Convert CSV File to Parquet¶

This is a sample Application using Scala that performs the following:

Reads a WSPRnet CSV from an input path e.g /data/wspr/csv.wsprspots-2020-02.csv
Creates a Parquet file set to an output path e.g /data/wspr/parquet/2020/02
If you re-run the script, the output Parquet directory will be overwritten.

File Specs¶

The specs on the test file are:

Test File : wsprspots-2020-02.csv
Rows : 47,310,649 spots
File Size Decompressed : 3.964 GB

Build and Run¶

Run the following commands in order, and check your results.

#
# All commands are run from a terminal
#

# change the download location to whatever you prefer
cd ~/Downloads
wget -c http://wsprnet.org/archive/wsprspots-2020-02.csv.gz
gzip -dk wsprspots-2020-02.csv.gz

# set the path of the downloaded and extracted CSV file
infile=$PWD/wsprspots-2020-02.csv
outdir=$PWD/wspr/parquet/2020/02

# clone the repo
git clone https://github.com/KI7MT/wspr-analytics.git

# change directories and build the assembly
cd ./wspr-analytics/scala/ConvertCsvToParquet

# clean and build
sbt clean assembly

# Run the following command
# NOTE : set local[16] to half of your total CPU count. 
spark-submit --master local[16] target/scala-2.12/ConvertCsvToParquet-assembly-1.0.jar $infile $outdir

Results¶

You should get results similar to the following:

Out Directory $PWD/wspr/parquet/2020/02
Compressed Size ~615 MB on-disk
Process Time was =< 21sec

The example below will differ somewhat due to my CSV input and output choices.

NOTE The time it takes will depend on your system resources (CPU, RAM, etc)

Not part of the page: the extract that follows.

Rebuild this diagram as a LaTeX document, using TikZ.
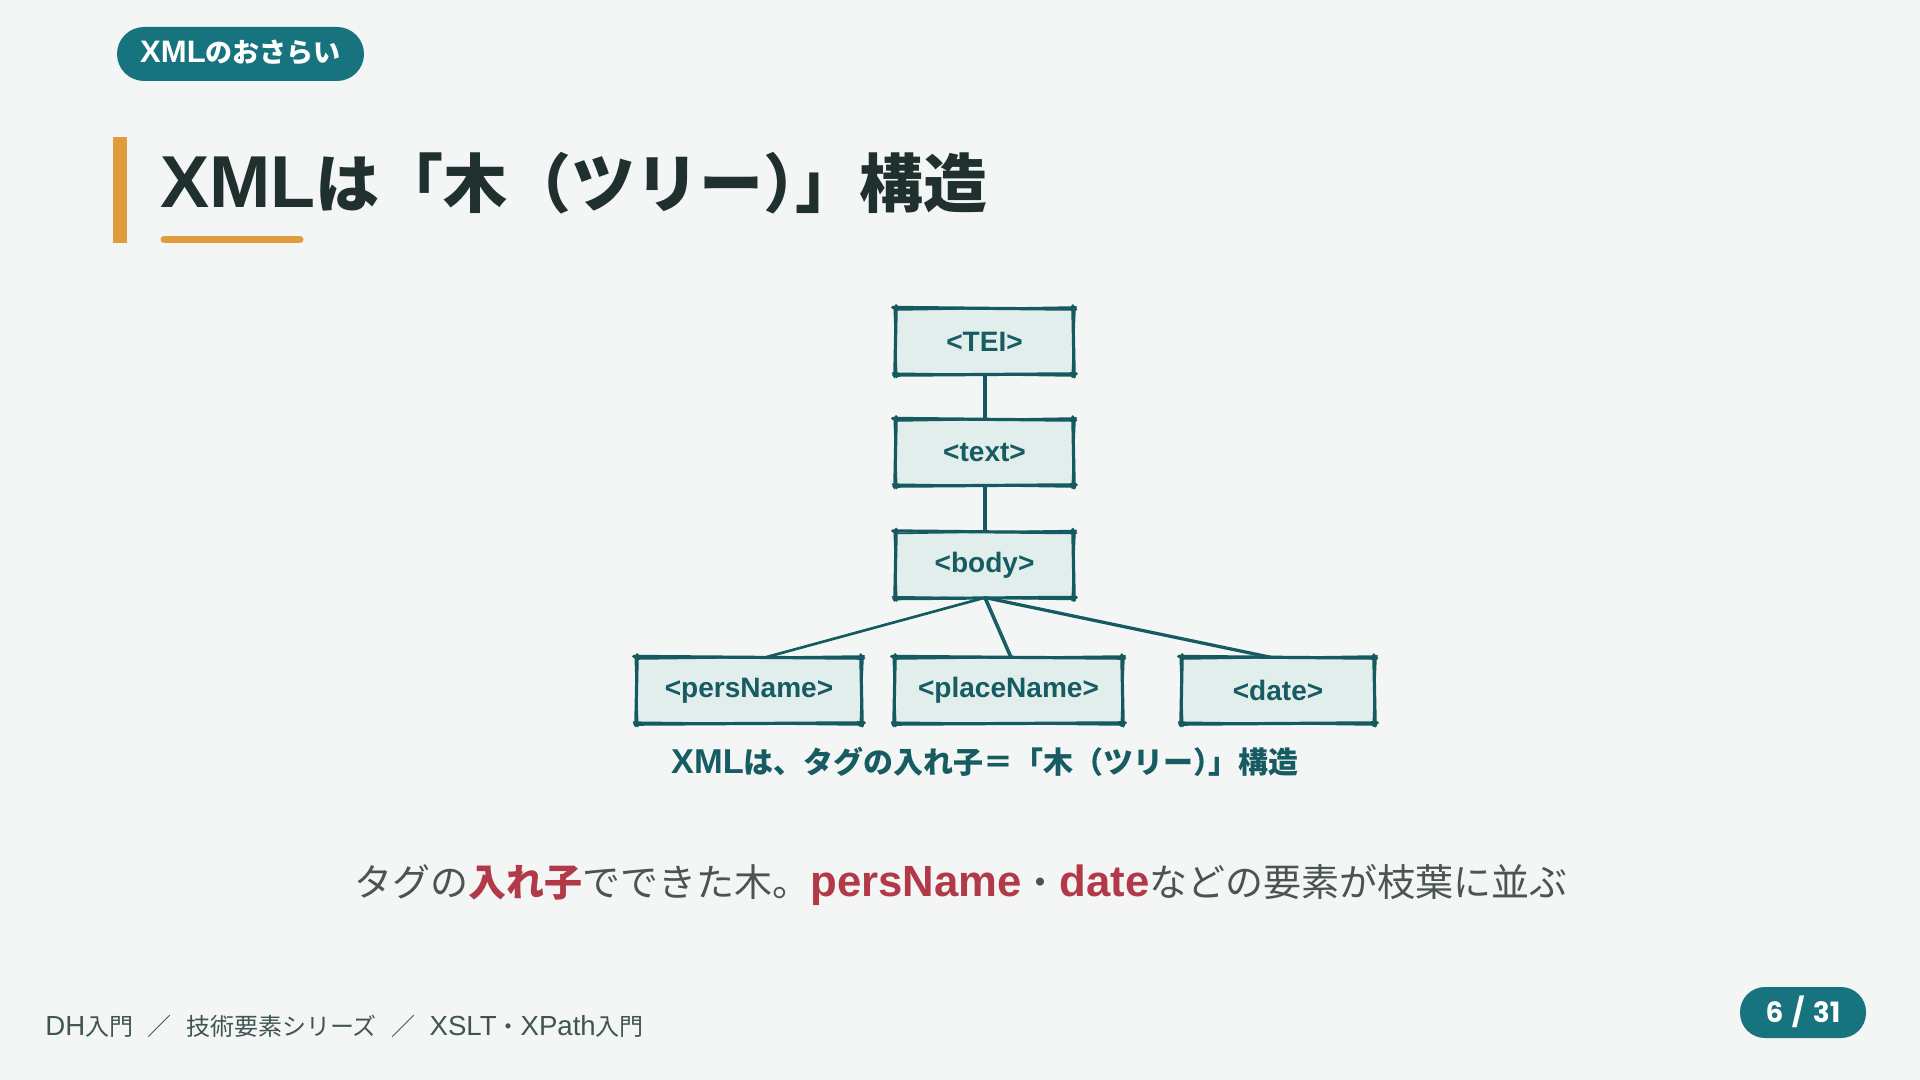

Object        : ConvertCsvToParquet
Process File  : /data/wspr/raw/csv/wsprspots-2020-02.csv
File Out Path : /data/wspr/raw/parquet/2020/02
Tiimestame    : 2020-12-28 T 04:36:29.941
Description   : Convert CSV to Parquet

Process Steps to Create Parquet File(s)
- Create a Spark Session
- Create the Spot Schema
- Read the CSV file into a DataSet
- Write Parquet File(s), please wait...

Elapsed Time : 20.456 sec

Finished